Reinforcement Learning for Motion Planning: The Next Frontier in AV and ADAS

Co-Founder & CEO at Encord

January 16, 2026|5 min read

Summarize with AI

The leap from semi-autonomous driving assistance (ADAS) to full autonomy (AV) hinges on a single, complex capability: motion planning. While traditional algorithms excel in structured environments, the messy, unpredictable nature of urban driving requires something more adaptive.

From navigating busy city centres to adapting to lane changes in construction zones, motion planning is critical for the safe deployment of AVs. For example, the model learns when to yield, merge, or re-plan its trajectory in response to unpredictable drivers and temporary lane closures, rather than relying on fixed heuristics.

This is possible due to Reinforcement Learning (RL) or the "brain" that allows vehicles to learn optimal maneuvers through trial and error. However, many machine learning, AV, and ADAS teams face a complex issue. How to get enough high-quality data to train these models safely.

The AI Data Alignment Problem for AV Development

Training a model for motion planning, especially in safety-critical use cases, requires mountains of data. To master lane changes, intersections, or the many obstacles present on the road, an RL model needs examples of both "perfect driving" and edge cases.

Historically, this required:

Human Demonstrations: Expensive and slow to collect
Random Exploration: Dangerous in the real world and computationally expensive in simulation

A recent breakthrough paper, "Reinforcement Learning in Robotic Motion Planning by Combined Experience-based Planning and Self-Imitation Learning", offers a compelling solution: SILP+.

SILP+: A Blueprint for Self-Training Systems

The SILP+ (Self-Imitation Learning by Planning Plus) framework introduced by Luo and Schomaker suggests that a robot (or vehicle) shouldn't just wait for a human to show it the way. Instead, it should use its own attempts to plan future actions to take.

1. Experience-Based Planning

Instead of discarding unsuccessful trials, SILP+ takes the collision-free examples from real world deployment and uses a traditional graph-based planner (like PRM) to connect them into a successful path. In other words, it retrospectively creates an expert demonstration from its own exploration.

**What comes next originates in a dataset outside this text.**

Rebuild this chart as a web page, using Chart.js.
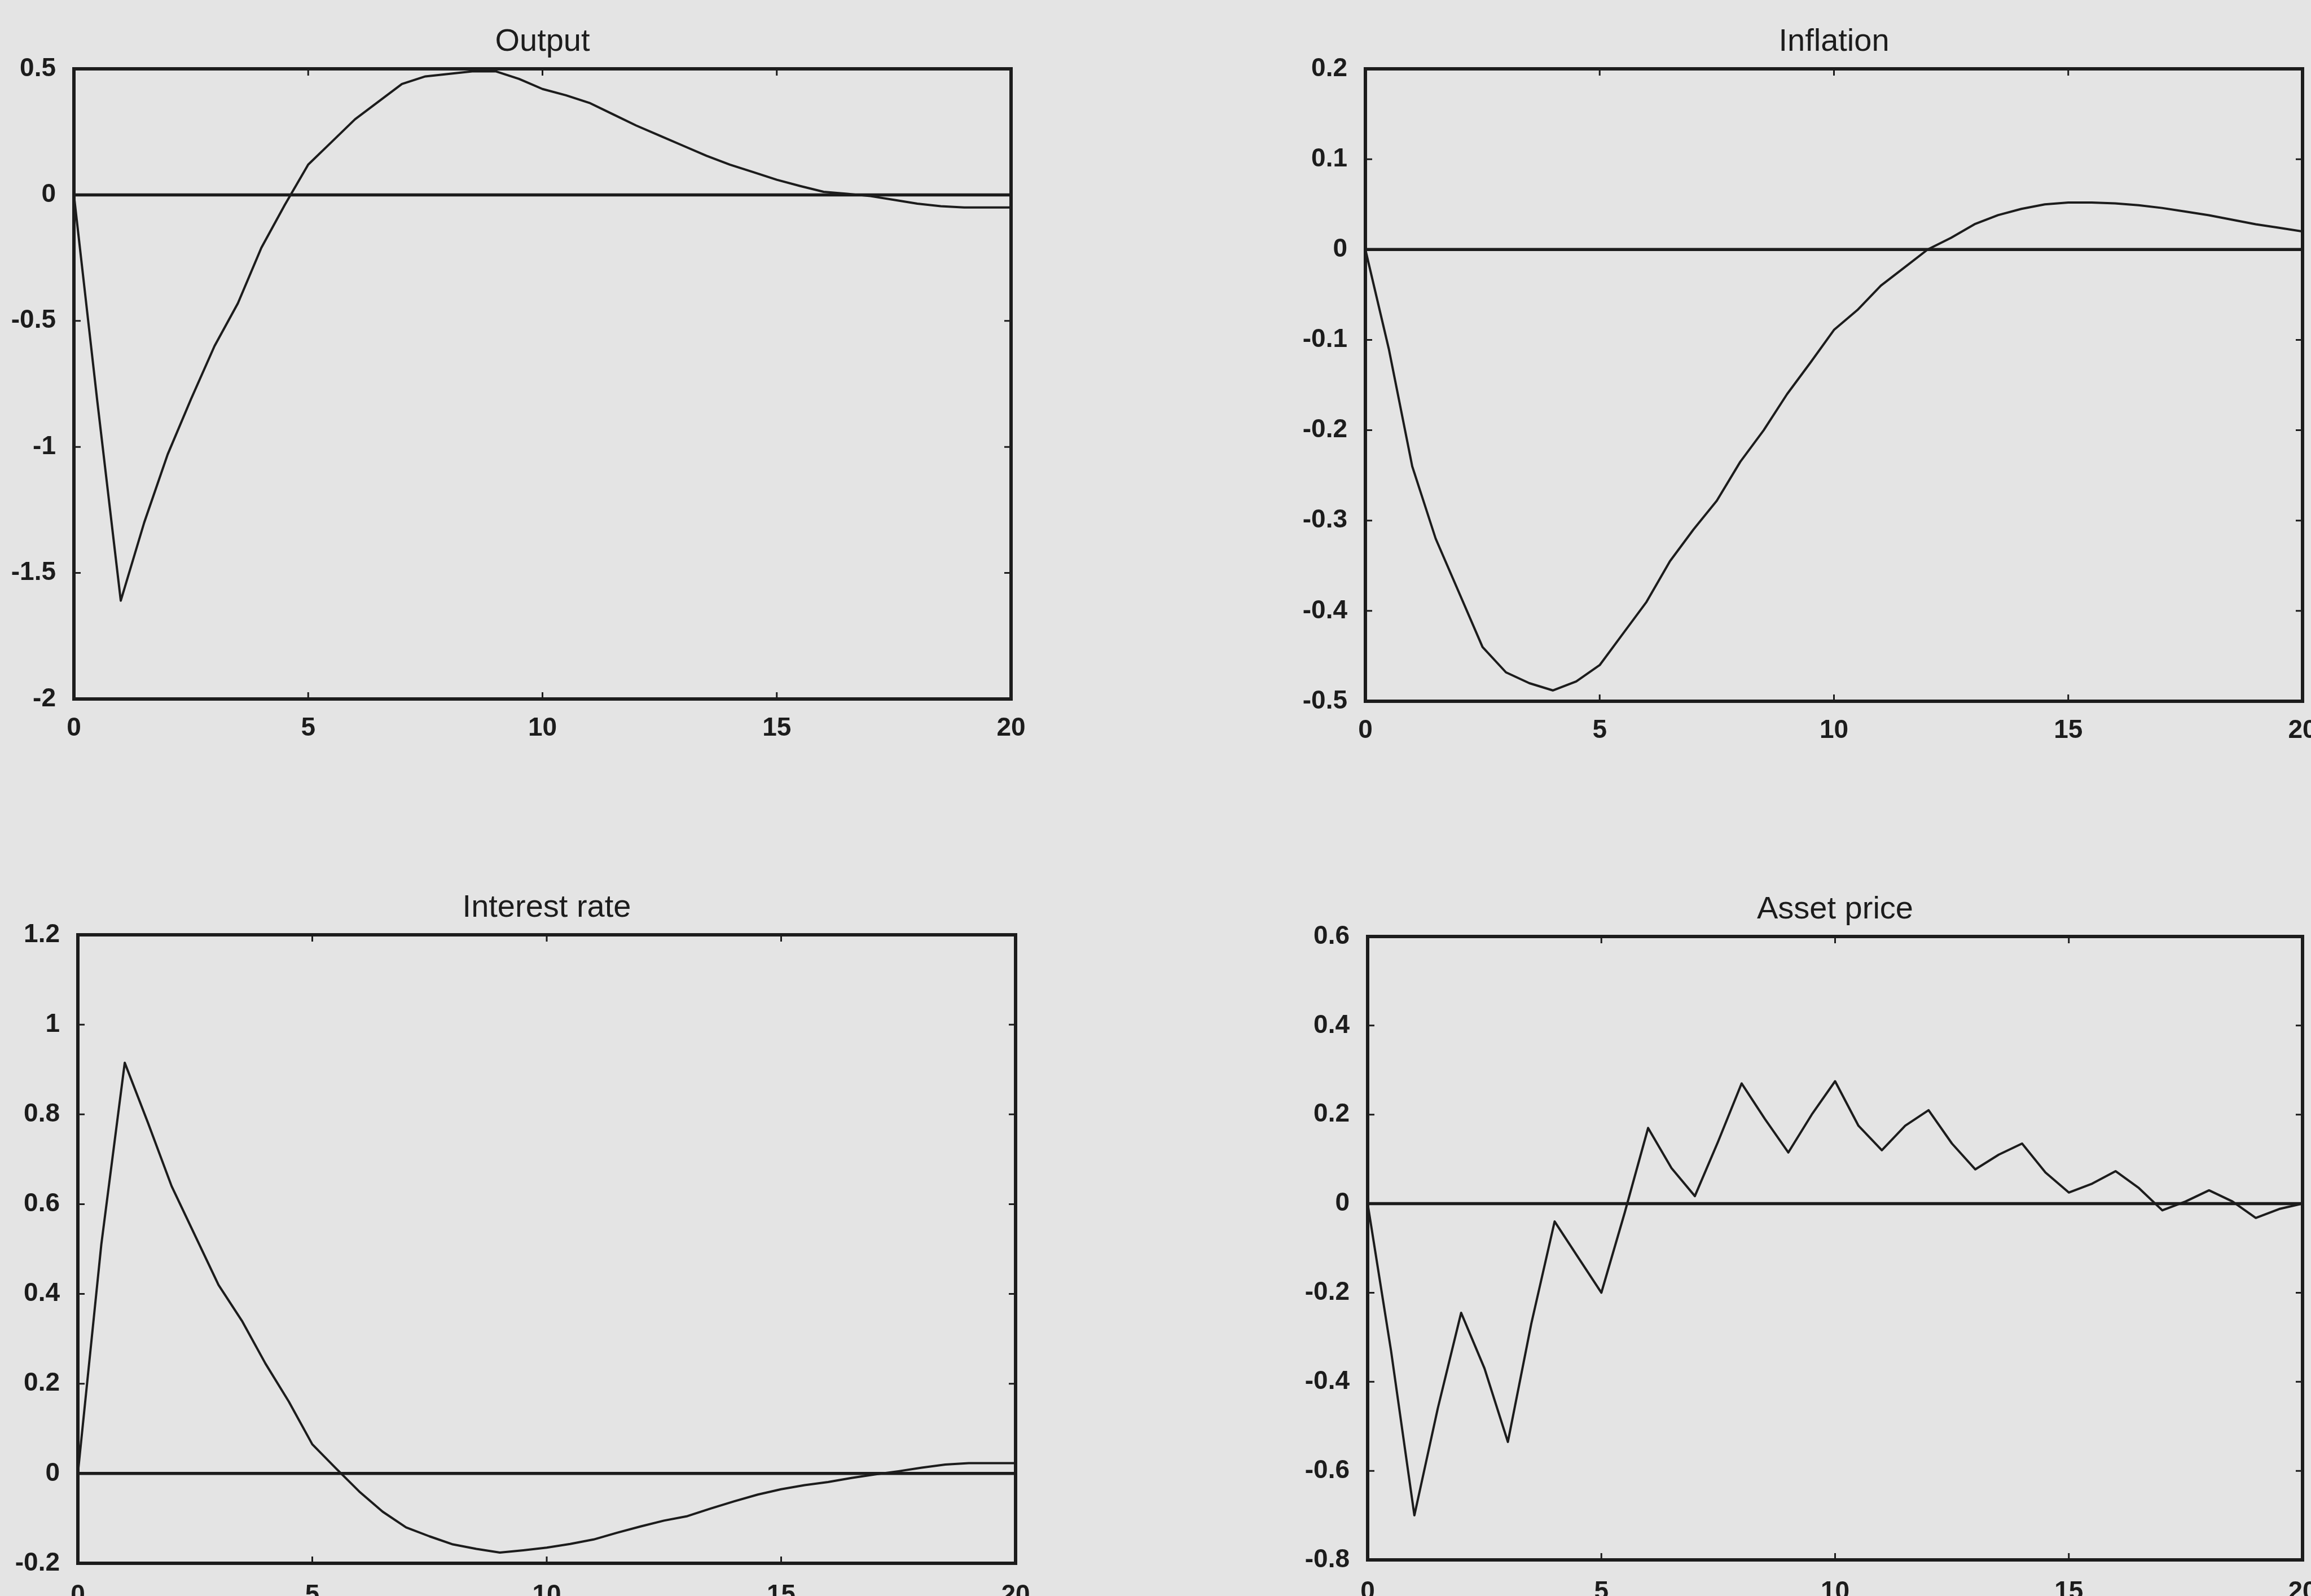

Reinforcement Learning in Robotic Motion Planning by Combined Experience-based Planning and Self-Imitation Learning

Source: "Reinforcement Learning in Robotic Motion Planning by Combined Experience-based Planning and Self-Imitation Learning"

2. Gaussian-Process-Guided Exploration

In ADAS and AV applications, safety is paramount. SILP+ uses Gaussian Processes to predict high-risk collision zones. This acts as a "cautionary instinct," allowing the vehicle to explore the environment while proactively avoiding areas likely to result in a crash.

Gaussian Processes

Source: Yuge Shi, "Gaussian Processes, not quite for dummies", The Gradient, 2019.

Applications in ADAS and Autonomous Vehicles

While the SILP+ paper focuses on robotic manipulators, its logic is directly transferable to the automotive world, specifically in Autonomous Driving (AD) and Advanced Driver Assistance Systems (ADAS).

Behavioral Decision-Making

Current ADAS features like Adaptive Cruise Control (ACC) and Lane Keeping Assist (LKA) rely largely on hand-coded rules. RL-based planning allows for more human-like behavior, such as smoothly yielding to a merging car rather than braking abruptly.

Adaptive Cruise Control Example

Complex Maneuvering (Urban Driving)

In dense urban environments, vehicles must make decisions about unprotected left turns and roundabouts. Recent research into Hierarchical Reinforcement Learning (HRL), a structure where a high-level "commander" sets goals and a low-level "worker" executes the motion, helps manage these long-horizon tasks. SILP+ provides a way to train these hierarchies without needing millions of miles of real-world urban driving data.

Sim-to-Real Transfer

One of the biggest hurdles for AVs is the Sim-to-Real gap. Models trained in a lab or on synthetic data often fail when they encounter events that are previously out of distribution. The Reward-based Filter in SILP+ addresses this by ensuring the model only learns from data that genuinely improves its performance, leading to more robust policies when deployed on physical hardware like the UR5e (as shown in the paper) or an autonomous vehicle.

The Future of Reinforcement Learning for Motion Planning

The integration of traditional planning and reinforcement learning represents a paradigm shift. We are moving away from black box RL and toward hybrid systems that are:

Sample Efficient: Learning more from less data.
Safety-Centric: Reducing training collisions by 80% through guided exploration.
Adaptable: Capable of handling dynamic scenarios where goals or obstacles move and change

As we look toward 2026 and beyond, frameworks like SILP+ will be foundational in creating ADAS models that don't just follow rules, but truly understand the flow of traffic.